**SHORT TASK:**
Take every line from the first down to the line with "import seaborn as sns" and set it down exactly, without the pictures.

**DATASET EXTRACT:**
+===+

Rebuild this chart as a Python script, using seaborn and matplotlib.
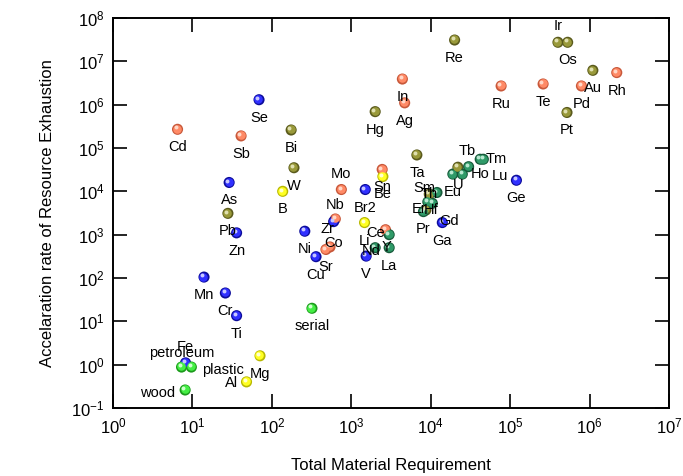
import matplotlib
matplotlib.use('Agg')
import matplotlib.pyplot as plt
import matplotlib.transforms as mtransforms
from matplotlib.ticker import LogLocator, NullLocator
import pandas as pd
import seaborn as sns

# material, total material requirement, acceleration rate, colour group
names = ['Cd', 'Sb', 'Mo', 'Nb', 'Sn', 'In', 'Ag', 'Rh', 'Ru', 'Te', 'Pd', 'Co', 'Sr', 'Ce',
         'Bi', 'Hg', 'W', 'Pb', 'Re', 'Ir', 'Os', 'Au', 'Pt', 'Ta', 'U', 'Th', 'Hf',
         'Se', 'As', 'Br2', 'Ge', 'Ga', 'Zr', 'Ni', 'Cu', 'V', 'Zn', 'Mn', 'Cr', 'Ti', 'Fe',
         'B', 'Be', 'Li', 'Mg', 'Al',
         'Tb', 'Tm', 'Lu', 'Eu', 'Ho', 'Sm', 'Pr', 'Gd', 'Er', 'Nd', 'La', 'Y',
         'serial', 'petroleum', 'plastic', 'wood']
tmr = [6.5, 41, 750, 630, 2450, 4400, 4700, 2.2e6, 7.7e4, 2.6e5, 7.9e5, 540, 480, 2700,
       175, 2000, 190, 28, 2.0e4, 4.0e5, 5.3e5, 1.1e6, 5.2e5, 6700, 2.2e4, 9600, 8700,
       69, 29, 1500, 1.2e5, 1.4e4, 600, 260, 360, 1540, 36, 14, 26, 36, 8.2,
       137, 2500, 1470, 71, 48,
       4.2e4, 4.6e4, 3.0e4, 1.9e4, 2.5e4, 1.2e4, 9200, 1.05e4, 8100, 2000, 3000, 3000,
       320, 7.3, 9.7, 8.1]
rate = [2.7e5, 1.9e5, 1.1e4, 2.3e3, 3.2e4, 3.9e6, 1.1e6, 5.5e6, 2.7e6, 3.0e6, 2.7e6, 520, 455, 1.3e3,
        2.6e5, 6.9e5, 3.5e4, 3.1e3, 3.1e7, 2.75e7, 2.75e7, 6.2e6, 6.6e5, 6.9e4, 3.6e4, 8.6e3, 3.7e3,
        1.3e6, 1.6e4, 1.1e4, 1.8e4, 1.9e3, 2.0e3, 1.2e3, 310, 320, 1.1e3, 105, 45, 13.5, 1.1,
        1.0e4, 2.2e4, 1.9e3, 1.6, 0.4,
        5.5e4, 5.5e4, 3.7e4, 2.5e4, 2.5e4, 9.4e3, 5.7e3, 5.3e3, 3.4e3, 500, 500, 1.0e3,
        20, 0.88, 0.88, 0.26]
group = (['salmon'] * 14 + ['olive'] * 13 + ['blue'] * 14 + ['yellow'] * 5
         + ['teal'] * 12 + ['lime'] * 4)

df = pd.DataFrame({'name': names, 'tmr': tmr, 'rate': rate, 'group': group})

body = {'salmon': '#ff8a66', 'olive': '#99993a', 'blue': '#3030ff',
        'yellow': '#ffff22', 'teal': '#2f9a68', 'lime': '#44ee44'}
shade = {'salmon': '#c8583a', 'olive': '#5a5a1c', 'blue': '#0c0c9a',
         'yellow': '#b8b800', 'teal': '#175a3a', 'lime': '#1c9a1c'}
shine = {'salmon': '#ffd8c8', 'olive': '#e0e0b0', 'blue': '#c8c8ff',
         'yellow': '#ffffd0', 'teal': '#b8e8d0', 'lime': '#d0ffd0'}

# label offsets in pixels (right, down); default sits below the marker
label_off = {'Ir': (0, -16), 'Tb': (-13, -8), 'Tm': (13, 0), 'Ho': (18, 0), 'Lu': (31, 9),
             'Sm': (-13, -4), 'Th': (0, 0), 'Er': (-4, -3), 'Hf': (5, 0), 'Pr': (-5, 27),
             'Gd': (17, 18), 'Mo': (0, -16), 'Nb': (0, -14), 'Zr': (-6, 7), 'Co': (4, -4),
             'Ce': (-10, 3), 'Y': (-3, 12), 'Nd': (-4, 3), 'Fe': (0, -16),
             'petroleum': (0, -14), 'plastic': (32, 3), 'wood': (-28, 3), 'Al': (-15, 1)}

sns.set_style('ticks')
plt.rcParams['font.family'] = ['Liberation Sans', 'DejaVu Sans']
plt.rcParams['mathtext.fontset'] = 'custom'
plt.rcParams['mathtext.rm'] = 'Liberation Sans'
for key in ['text.color', 'axes.labelcolor', 'xtick.color', 'ytick.color']:
    plt.rcParams[key] = 'black'

fig = plt.figure(figsize=(6.83, 4.76), dpi=100)
ax = fig.add_axes([0.1654, 0.1429, 0.8141, 0.8193])

sns.scatterplot(data=df, x='tmr', y='rate', hue='group', palette=shade, s=64,
                linewidth=0, legend=False, ax=ax, zorder=3)
hi1 = mtransforms.offset_copy(ax.transData, fig=fig, x=-0.4, y=0.4, units='points')
hi2 = mtransforms.offset_copy(ax.transData, fig=fig, x=-1.3, y=1.3, units='points')
for g, sub in df.groupby('group'):
    ax.scatter(sub['tmr'], sub['rate'], s=38, color=body[g], linewidth=0,
               transform=hi1, zorder=4)
    ax.scatter(sub['tmr'], sub['rate'], s=8, color=shine[g], linewidth=0,
               transform=hi2, zorder=5)

for n, x, y in zip(names, tmr, rate):
    dx, dy = label_off.get(n, (0, 18))
    ax.annotate(n, (x, y), xytext=(dx, -dy), textcoords='offset pixels',
                ha='center', va='center', fontsize=10.5, color='black', zorder=6)

ax.set_xscale('log')
ax.set_yscale('log')
ax.set_xlim(1, 1e7)
ax.set_ylim(1e-1, 1e8)
ax.xaxis.set_major_locator(LogLocator(base=10, numticks=20))
ax.yaxis.set_major_locator(LogLocator(base=10, numticks=20))
ax.xaxis.set_minor_locator(NullLocator())
ax.yaxis.set_minor_locator(NullLocator())
ax.tick_params(which='major', direction='in', length=10, width=1.2, color='black',
               labelcolor='black', top=True, right=True, labelsize=12, pad=6)
for sp in ax.spines.values():
    sp.set_linewidth(1.4)
    sp.set_color('black')

ax.set_xlabel('Total Material Requirement', fontsize=12, labelpad=16)
ax.set_ylabel('Accelaration rate of Resource Exhaustion', fontsize=12, labelpad=12)

fig.savefig('out.png', dpi=100)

+===+

**TASK OUTPUT:**
Rebuild this chart as a Python script, using seaborn and matplotlib.
import matplotlib
matplotlib.use('Agg')
import matplotlib.pyplot as plt
import matplotlib.transforms as mtransforms
from matplotlib.ticker import LogLocator, NullLocator
import pandas as pd
import seaborn as sns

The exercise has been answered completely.